5.2 Changing to factors

Mikki had a question: she wanted to have a column that contained 1’s and 2’s as factors. her data set had several entries that were “1,2”. She wanted to convert those to 2’s and then make them all factors. We discussed how this could be done with dplyr. The important message was that dplyr does not change the original input variable, but in the output, you can “mutate over the top of an existing variable” (i.e. in the output the column will have been changed, but not in the original input data frame).

5.3 The group_by() function

We spent a bit of time going over how to think about what the group_by() function does. Eric likes to think of it as breaking your original tibble up into a lot of different tibbles, according to the grouping variables, after which, each little tibble gets sent to the following verb (summarise(), mutate(), filter(), etc.)

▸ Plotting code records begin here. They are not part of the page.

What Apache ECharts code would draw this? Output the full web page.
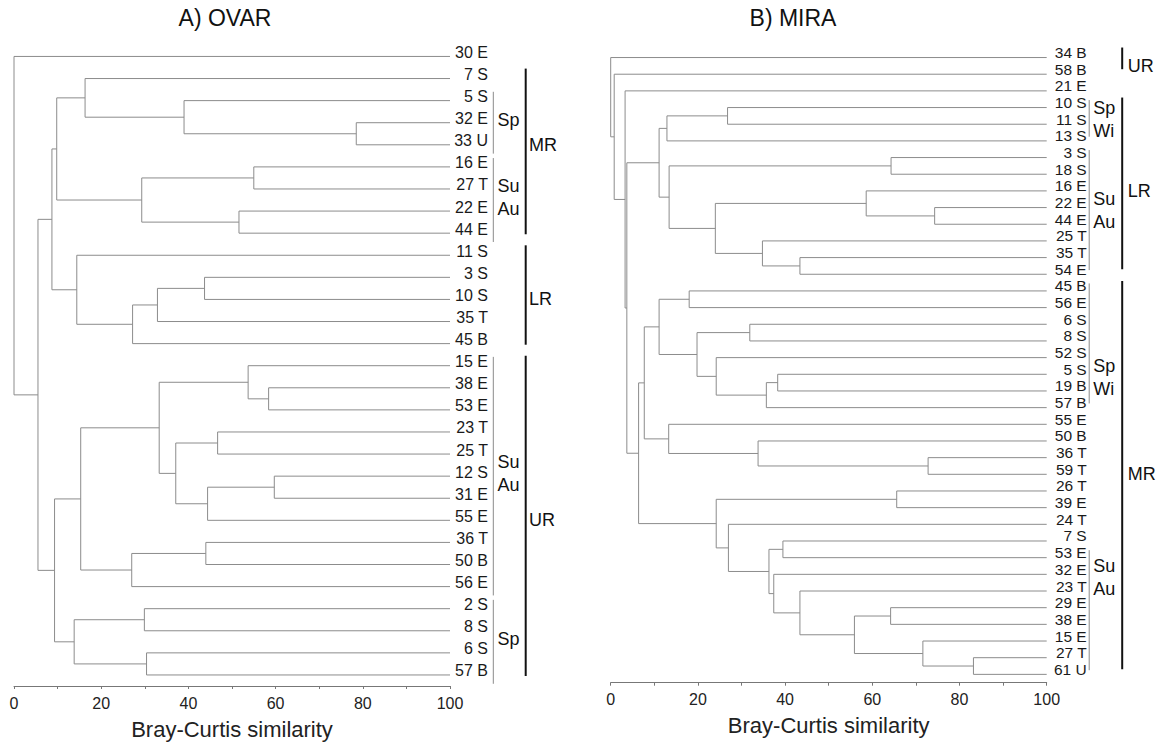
<!DOCTYPE html>
<html><head><meta charset="utf-8">
<script src="https://cdn.jsdelivr.net/npm/echarts/dist/echarts.min.js"></script>
<style>html,body{margin:0;padding:0;background:#fff}#c{width:1168px;height:745px}</style>
</head><body><div id="c"></div>
<script>
// ---------- DATA ----------
const ovarLeaves = ["30 E","7 S","5 S","32 E","33 U","16 E","27 T","22 E","44 E","11 S","3 S","10 S","35 T","45 B","15 E","38 E","53 E","23 T","25 T","12 S","31 E","55 E","36 T","50 B","56 E","2 S","8 S","6 S","57 B"];
// merges: [childA, childB, similarity]; "#k" = k-th merge
const ovarMerges = [
  ["32 E","33 U",78.5],["5 S","#0",39.0],["7 S","#1",16.3],
  ["16 E","27 T",55.0],["22 E","44 E",51.6],["#3","#4",29.3],["#2","#5",9.8],
  ["3 S","10 S",43.7],["#7","35 T",32.9],["#8","45 B",27.2],["11 S","#9",14.4],["#6","#10",8.7],
  ["38 E","53 E",58.4],["15 E","#12",53.7],["23 T","25 T",46.7],["12 S","31 E",59.7],["#15","55 E",44.4],
  ["#14","#16",37.1],["#13","#17",33.3],["36 T","50 B",44.0],["#19","56 E",27.0],["#18","#20",15.3],
  ["2 S","8 S",29.9],["6 S","57 B",30.4],["#22","#23",13.8],["#21","#24",9.3],["#11","#25",5.5],["30 E","#26",0]
];
const miraLeaves = ["34 B","58 B","21 E","10 S","11 S","13 S","3 S","18 S","16 E","22 E","44 E","25 T","35 T","54 E","45 B","56 E","6 S","8 S","52 S","5 S","19 B","57 B","55 E","50 B","36 T","59 T","26 T","39 E","24 T","7 S","53 E","32 E","23 T","29 E","38 E","15 E","27 T","61 U"];
const miraMerges = [
  ["10 S","11 S",26.8],["#0","13 S",12.9],["3 S","18 S",64.3],["22 E","44 E",74.3],["16 E","#3",58.6],
  ["35 T","54 E",43.4],["25 T","#5",34.8],["#4","#6",24.0],["#2","#7",13.4],["#1","#8",11.1],
  ["45 B","56 E",18.0],["6 S","8 S",31.9],["5 S","19 B",38.3],["#12","57 B",35.7],["52 S","#13",24.2],
  ["#11","#14",19.8],["#10","#15",11.1],["36 T","59 T",72.8],["50 B","#17",33.8],["55 E","#18",13.3],
  ["#16","#19",7.7],["26 T","39 E",65.6],["7 S","53 E",39.5],["29 E","38 E",64.2],["27 T","61 U",83.2],
  ["15 E","#24",71.6],["#23","#25",55.9],["23 T","#26",43.4],["32 E","#27",37.4],["#22","#28",36.3],
  ["24 T","#29",27.0],["#21","#30",24.2],["#20","#31",6.4],["#9","#32",3.7],["21 E","#33",3.3],
  ["58 B","#34",0.8],["34 B","#35",0]
];
// groups: [label, firstLeaf, lastLeaf, labelAnchorA, labelAnchorB, level]
const ovarGroups = [
  ["Sp","5 S","33 U","32 E","32 E","inner"],
  ["Su\nAu","16 E","44 E","27 T","22 E","inner"],
  ["Su\nAu","15 E","56 E","12 S","12 S","inner"],
  ["Sp","2 S","57 B","8 S","6 S","inner"],
  ["MR","7 S","44 E","33 U","33 U","outer"],
  ["LR","11 S","45 B","10 S","10 S","outer"],
  ["UR","15 E","57 B","55 E","55 E","outer"]
];
const miraGroups = [
  ["Sp\nWi","10 S","13 S","11 S","11 S","inner"],
  ["Su\nAu","3 S","54 E","22 E","44 E","inner"],
  ["Sp\nWi","45 B","57 B","5 S","19 B","inner"],
  ["Su\nAu","53 E","61 U","32 E","23 T","inner"],
  ["UR","34 B","58 B","34 B","58 B","outer"],
  ["LR","10 S","54 E","16 E","16 E","outer"],
  ["MR","45 B","61 U","59 T","59 T","outer"]
];
const tickValues = [0,20,40,60,80,100];
const panelTitles = ["A) OVAR","B) MIRA"];
const axisTitle = "Bray-Curtis similarity";

// ---------- BUILD ----------
const FONT = '"Liberation Sans", Arial, Helvetica, sans-serif';
function dendroSegments(leaves, merges) {
  const node = {};
  leaves.forEach((n, i) => { node[n] = [100, i]; });
  const segs = [];
  merges.forEach((m, k) => {
    const a = node[m[0]], b = node[m[1]], s = m[2];
    segs.push([a[0], a[1], s, a[1]]);
    segs.push([b[0], b[1], s, b[1]]);
    segs.push([s, a[1], s, b[1]]);
    node['#' + k] = [s, (a[1] + b[1]) / 2];
  });
  return segs;
}
function renderSeg(params, api) {
  const p1 = api.coord([api.value(0), api.value(1)]);
  const p2 = api.coord([api.value(2), api.value(3)]);
  return {type:'line', shape:{x1:p1[0], y1:p1[1], x2:p2[0], y2:p2[1]},
          style:{stroke:'#8c8c8c', lineWidth:1}};
}
function labelRenderer(leaves, dx, dy, size) {
  return function (params, api) {
    const p = api.coord([api.value(0), api.value(1)]);
    return {type:'text', x:p[0] + dx, y:p[1] + dy,
      style:{text:leaves[params.dataIndex], fill:'#1a1a1a', fontSize:size, fontFamily:FONT,
             align:'right', verticalAlign:'middle'}};
  };
}
function groupRenderer(leaves, groups, cfg) {
  return function (params, api) {
    const g = groups[params.dataIndex];
    const outer = g[5] === 'outer';
    const i0 = leaves.indexOf(g[1]), i1 = leaves.indexOf(g[2]);
    const pT = api.coord([100, i0 - (outer ? cfg.oTop : cfg.iTop)]);
    const pB = api.coord([100, i1 + (outer ? cfg.oBot : cfg.iBot)]);
    const pA = api.coord([100, (leaves.indexOf(g[3]) + leaves.indexOf(g[4])) / 2]);
    const bx = pT[0] + (outer ? cfg.oX : cfg.iX);
    const lx = pT[0] + (outer ? cfg.oLX : cfg.iLX);
    return {type:'group', children:[
      {type:'line', shape:{x1:bx, y1:pT[1], x2:bx, y2:pB[1]},
       style:{stroke: outer ? '#111' : '#8a8a8a', lineWidth: outer ? 2 : 1}},
      {type:'text', x:lx, y:pA[1] + (outer ? 0 : cfg.shift),
       style:{text:g[0], fill:'#111', fontSize:18, fontFamily:FONT, align:'left',
              verticalAlign:'middle', lineHeight:23}}
    ]};
  };
}
function xAxisCfg(gi) {
  return {gridIndex:gi, type:'value', min:0, max:100, interval:10,
    axisLine:{onZero:false, lineStyle:{color:'#777', width:1}},
    axisTick:{length:3, lineStyle:{color:'#777'}},
    splitLine:{show:false},
    axisLabel:{formatter: v => tickValues.indexOf(v) >= 0 ? String(v) : '', fontSize:16,
               color:'#222', fontFamily:FONT, margin:9},
    name:axisTitle, nameLocation:'middle', nameGap:32,
    nameTextStyle:{fontSize:22, color:'#222', fontFamily:FONT}};
}

const chart = echarts.init(document.getElementById('c'), null, {renderer:'svg'});
chart.setOption({
  animation:false,
  backgroundColor:'#fff',
  grid:[
    {left:14, width:436, top:45.4, height:641.5},
    {left:610.7, width:436, top:49.2, height:633.5}
  ],
  xAxis:[xAxisCfg(0), xAxisCfg(1)],
  yAxis:[
    {gridIndex:0, type:'value', min:-0.5, max:ovarLeaves.length - 0.5, inverse:true, show:false},
    {gridIndex:1, type:'value', min:-0.5, max:miraLeaves.length - 0.5, inverse:true, show:false}
  ],
  graphic:[
    {type:'text', x:225, y:18, style:{text:panelTitles[0], fontSize:23, fontFamily:FONT, fill:'#111', align:'center', verticalAlign:'middle'}},
    {type:'text', x:793, y:18, style:{text:panelTitles[1], fontSize:23, fontFamily:FONT, fill:'#111', align:'center', verticalAlign:'middle'}}
  ],
  series:[
    {type:'custom', xAxisIndex:0, yAxisIndex:0, silent:true, renderItem:renderSeg,
     encode:{x:[0,2], y:[1,3]}, data:dendroSegments(ovarLeaves, ovarMerges)},
    {type:'custom', xAxisIndex:0, yAxisIndex:0, silent:true,
     renderItem:labelRenderer(ovarLeaves, 38, -4, 16), data:ovarLeaves.map((n,i)=>[100,i])},
    {type:'custom', xAxisIndex:0, yAxisIndex:0, silent:true,
     renderItem:groupRenderer(ovarLeaves, ovarGroups, {iX:43.3, iLX:47.5, oX:75.7, oLX:79, iTop:0.4, iBot:0.4, oTop:0.45, oBot:0.05, shift:-3}),
     data:ovarGroups.map((g,i)=>[100,i])},
    {type:'custom', xAxisIndex:1, yAxisIndex:1, silent:true, renderItem:renderSeg,
     encode:{x:[0,2], y:[1,3]}, data:dendroSegments(miraLeaves, miraMerges)},
    {type:'custom', xAxisIndex:1, yAxisIndex:1, silent:true,
     renderItem:labelRenderer(miraLeaves, 40, -5, 15.5), data:miraLeaves.map((n,i)=>[100,i])},
    {type:'custom', xAxisIndex:1, yAxisIndex:1, silent:true,
     renderItem:groupRenderer(miraLeaves, miraGroups, {iX:42.5, iLX:46.5, oX:75.5, oLX:81, iTop:0.45, iBot:-0.25, oTop:0.6, oBot:-0.3, shift:-5}),
     data:miraGroups.map((g,i)=>[100,i])}
  ]
});
</script>
</body></html>
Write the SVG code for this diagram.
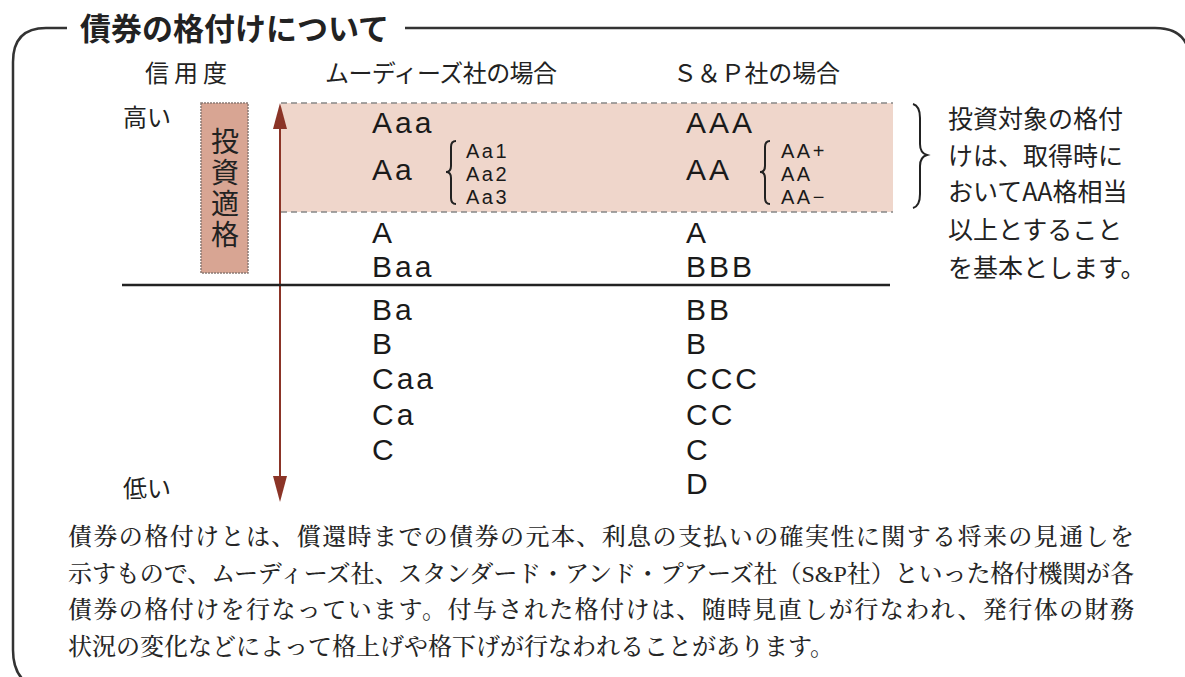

We talked about that fact that while it is quite natural to think about using the group_by() function in conjunction with summarise(), it is also very powerful to be able to use it in conjuntion with mutate().

When you do a summarise, only the grouping variables and the newly-created summary variables get returned in the output tibble, and the rows are arranged by the grouping variables. When you do a group_by() and then mutate() all of the columns get returned and there is no automatic arranging that goes on.

5.4 How do I learn about all the vectorized functions I can use in mutate() and summarize()?

There was consensus in the class that even once we have learned the mechanics of using mutate() and summarise(), we might still be at a loss as to how to use them, or with which functions. Admittedly, there are many, many vectorized functions in R that you might apply within a mutate() or summarise() function, and learning about all of those, and having them at your fingertips when you need them is part of the never-ending journey of gaining experience with R.

However, there are a few things that can help with that journey. Here are my two favorite suggestions:

  1. Get the RStudio dplyr cheatsheet. In RStudio, Go to Help–>Cheatsheets–>Data Manipulation-with-dplyr,-tidyr. While you are at it. Check out their other cheatsheets.
  2. Review Hadley’s Advanced R recommended vocabulary.
    This is a nice, compact list of R functions that you should be familiar with, or at least aware of.

5.5 Next Week’s Assignment

For Week 5, we are going to talk about joins. This is a very important topic for combining data from different data sets. Thus, everyone should read Chapter 13: Relational Data in the R for Data Science Book. This is an amazing chapter, and will go a long way in helping people understand how to make their lives easier when it comes to combining multiple tibbles of information (for example, a tibble of metadata for each individual and a tibble of genotype information, for the same individauls, etc.). Try to work through all the examples and do the exercises.